仕事と申しますのは、日本から大型の雪上車をデンバーにあるスキー場関係の設備販売店までコンテナで海上輸送し、到着後は、その雪上車をコンテナから下ろして、組み立てを行い、組み立て後は近くのスキー場まで移動させ、試運転を行うというものです。私は、現場通訳ならびにプロジェクトのコーディネーターとを兼ねて5日間の出張に出向いた次第です。

到着した次の日の朝に40フィートのコンテナが予定通り、指定した下ろし場所に入ってきました。オープントップコンテナという天井が開くタイプのコンテナで、大型のクレーン車を依頼して、クレーンで雪上車の本体を吊って、地面まで落としたり、傷つけたりすることなく、きわめて順調に下ろし作業を終え、続けて、下ろした雪上車の組み立てにと移りました。コンテナからの下ろし作業と組立作業で丸2日を要しました。

3日目は、大型トラックを呼んで、今度は組み立ての終わった雪上車をデンバー郊外にあるスキー場まで試運転のために運ぶ作業に入りました。こちらもベテランのトラック運転手のおかげで事無きを得て、すべて順調にスキー場まで雪上車を運ぶことができました。当初、リフトのあるスキー場をイメージしていたのですが、到着したその場所は、まったくの山間の中の森林地帯で、これからスキー場を建設するという場所でした。建設するといっても現在は、連邦政府からの許認可待ちの状態であるということで、スキー場のオーナーは、デンバーに本社のある大手ビールメーカー“Coors”の一族であるということでした。

なるほど、スキー場をこれから建設するところであれば、この雪上車は大いに活躍できるなと思いましたが、話を聞いていると、私たちが思い浮かべるような一般的なスキー場ではなくて、ハーフパイプと呼ばれる、様々なジャンプ台などを随所に配置した、“Snow Park”とアメリカでは呼ばれる、まあ新しいタイプのゲレンデになるということでありました。

それにしてもそこのゲレンデ・マネージャーに訊いてみましたところ、ゲレンデの先にある峰のピークの標高は、11,000フィートだというではありませんか。1フィートは約30センチでありますので、3,300メートルです。このような標高の高いところまできたのは、多分生まれて初めてのことで、話をするだけでも息が切れ、心臓の鼓動が高くなります。気温は、氷点下15度以下で、吹雪というほどでもないのですが、雪がときおり舞っていました。

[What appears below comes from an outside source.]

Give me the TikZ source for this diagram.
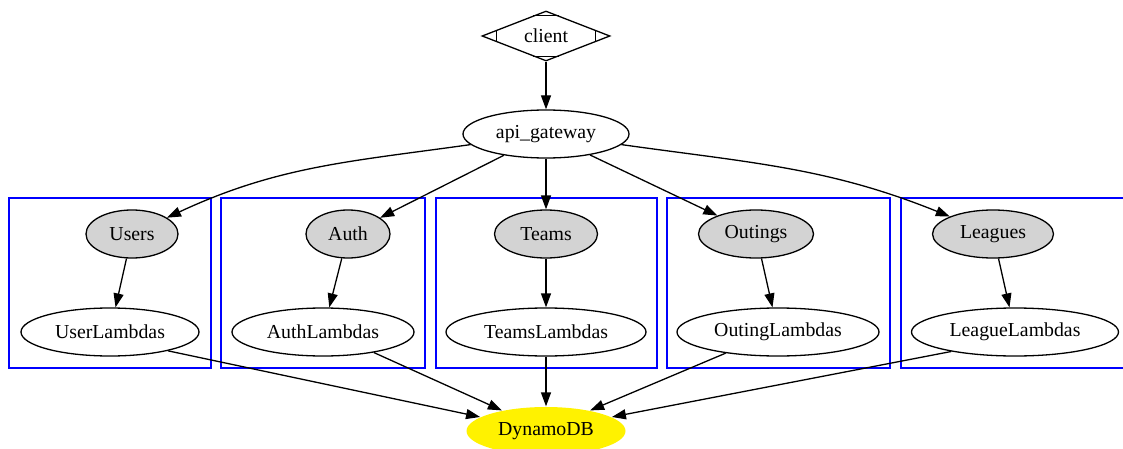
\documentclass[tikz,border=0pt]{standalone}
\usepackage{fontspec}
\setmainfont{Liberation Serif}
\usetikzlibrary{shapes.geometric,arrows.meta}
\definecolor{svcgrey}{RGB}{211,211,211}
\definecolor{grpblue}{RGB}{0,0,255}
\begin{document}
\begin{tikzpicture}[x=1pt, y=1pt, line width=1.3pt,
	every node/.style={font=\fontsize{19.8}{23}\selectfont, inner sep=0pt},
	svc/.style={ellipse, draw, fill=svcgrey, minimum height=48pt},
	lam/.style={ellipse, draw, minimum height=48pt},
	grp/.style={draw=grpblue},
	edge/.style={-{Triangle[length=14pt,width=10pt]}}]
	\useasboundingbox (0,0) rectangle (1123,-449);
	\draw[grp] (9,-198) rectangle (211,-368);
	\draw[grp] (221,-198) rectangle (425,-368);
	\draw[grp] (436,-198) rectangle (657,-368);
	\draw[grp] (667,-198) rectangle (890,-368);
	\draw[grp] (901,-198) rectangle (1140,-368);
	\node[diamond, draw, shape aspect=2.6, minimum width=128pt, minimum height=50pt] (client) at (546,-36) {client};
	\draw (client.west) ++(15,6) -- ++(0,-12);
	\draw (client.east) ++(-15,6) -- ++(0,-12);
	\draw (client.north) ++(-13,-5) -- ++(26,0);
	\draw (client.south) ++(-13,5) -- ++(26,0);
	\node[lam, minimum width=166pt] (api) at (546,-134) {api\_gateway};
	\node[svc, minimum width=92pt] (users) at (132,-234) {Users};
	\node[svc, minimum width=84pt] (auth) at (348,-234) {Auth};
	\node[svc, minimum width=103pt] (teams) at (546,-234) {Teams};
	\node[svc, minimum width=115pt] (outings) at (756,-234) {Outings};
	\node[svc, minimum width=121pt] (leagues) at (993,-234) {Leagues};
	\node[lam, minimum width=178pt] (userlam) at (110,-332) {UserLambdas};
	\node[lam, minimum width=182pt] (authlam) at (323,-332) {AuthLambdas};
	\node[lam, minimum width=200pt] (teamslam) at (546,-332) {TeamsLambdas};
	\node[lam, minimum width=202pt] (outinglam) at (778,-332) {OutingLambdas};
	\node[lam, minimum width=207pt] (leaguelam) at (1015,-332) {LeagueLambdas};
	\node[ellipse, fill=yellow, minimum width=159pt, minimum height=48pt] (dynamo) at (546,-431) {DynamoDB};
	\draw[edge] (client) -- (api);
	\draw[edge] (api) to[out=188,in=25] (users);
	\draw[edge] (api) -- (auth);
	\draw[edge] (api) -- (teams);
	\draw[edge] (api) -- (outings);
	\draw[edge] (api) to[out=-8,in=158] (leagues);
	\draw[edge] (users) -- (userlam);
	\draw[edge] (auth) -- (authlam);
	\draw[edge] (teams) -- (teamslam);
	\draw[edge] (outings) -- (outinglam);
	\draw[edge] (leagues) -- (leaguelam);
	\draw[edge] (userlam.-18) -- (dynamo.168);
	\draw[edge] (authlam.-22) -- (dynamo.155);
	\draw[edge] (teamslam) -- (dynamo);
	\draw[edge] (outinglam.202) -- (dynamo.25);
	\draw[edge] (leaguelam.197) -- (dynamo.12);
\end{tikzpicture}
\end{document}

11,000フィートを超えると木も生息できないということで、ピークのあたりでは、雪また雪の真っ白な世界でしかありません。時折何かが落ちたような音が聞こえるのですが、あれは、裏山で起こっている雪崩の音だとゲレンデのマネージャーは涼しい顔で言ってくれます。ここまでの移動は、雪上車かあるいは、スノーモービルになりますが、雪が深く、傾斜のきついところでは、いずれにしても移動するのは容易なことではありませんでした。それでもスキー場建設で働く若い連中は皆、ガッツのあるアメリカ人らしい雪山野郎ばかりで、滅多にこのようなところに行くことのない今の私にとっては本当に忘れられない思い出を作ってくれました。